Under the AfDB's plan, countries would pool a pre-agreed amount of their proven critical mineral reserves, allowing local currencies to be converted at an agreed rate.
Africa's development bank is proposing a new currency system, similar to a 'gold standard,' backed by critical minerals like cobalt, copper, lithium, manganese, and rare earth, key elements for the global energy transition and electric vehicles.
The concept for the new financing mechanism was developed as a means of leveraging Africa's vast critical minerals endowments.
Despite holding about 30% of the world's critical mineral reserves, the 54-nation region only attracts 3% of global energy investments annually, with just 2%, or $40 billion, directed toward green investments last year, according to the African Development Bank.
This is partly due to the continent's volatile currency markets, according to the African Development Bank (AfDB), which is proposing a new "non-circulating" currency called the African Units of Account (AUA), backed by critical mineral reserves.
To reduce carbon emissions and boost electricity production, Africa must double its clean energy investments to an average of $200 billion annually, Reuters reported.
Under the AfDB's plan, countries would pool a pre-agreed amount of their proven critical mineral reserves, allowing local currencies to be converted at an agreed rate.
"The idea borrows from the Gold Standard that anchored global currency stability," the AfDB said in a new report, without giving a timeline for introducing the currency.
The Abidjan-based development bank first floated the idea last year, but this is the first time it has laid out details.
"It further builds on the CFA-Euro peg in Francophone countries, which is backed by a pledge of external reserves," the AfDB said, adding that a basket of critical commodities would hold its value "better than any African currency".
According to the report, successful deployment will reduce the cost of capital for clean energy projects, encourage cross-border financial cooperation and integration, and strengthen Africa's bargaining position in global resource markets.
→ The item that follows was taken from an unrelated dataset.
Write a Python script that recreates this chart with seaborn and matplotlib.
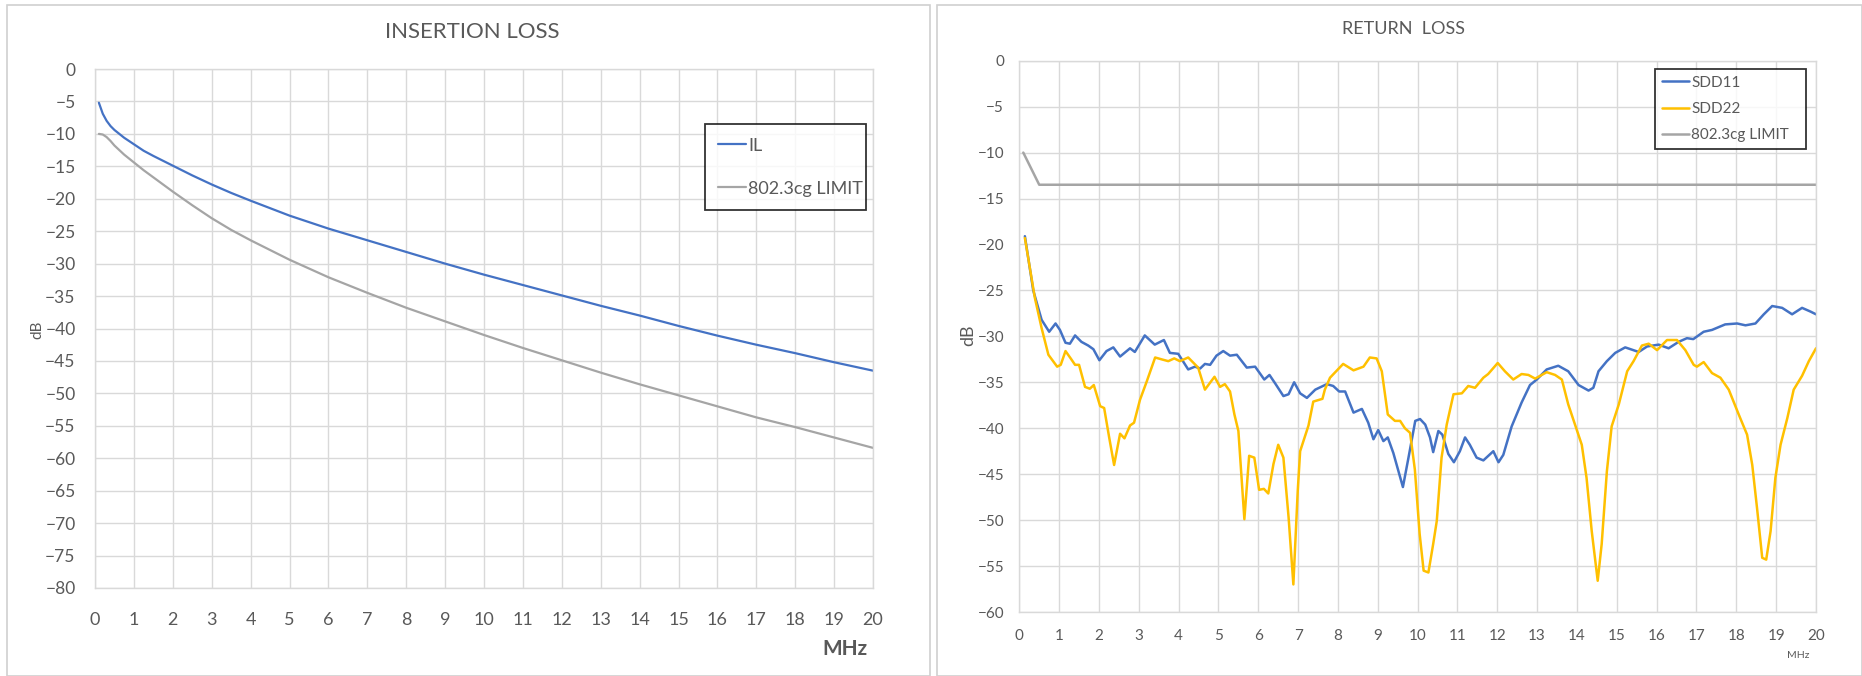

These outcomes, the report stresses, will help to significantly narrow the continent's $400 billion annual funding gap, support the attainment of the continent's sustainable development goals, and ensure long-term energy security and economic prosperity.
Under the plan, revenues from electricity sales in local currencies would be paid to a designated settlement agent. This agent would then sell an equivalent amount of minerals to generate dollars, ensuring the repayment of loans for energy development projects.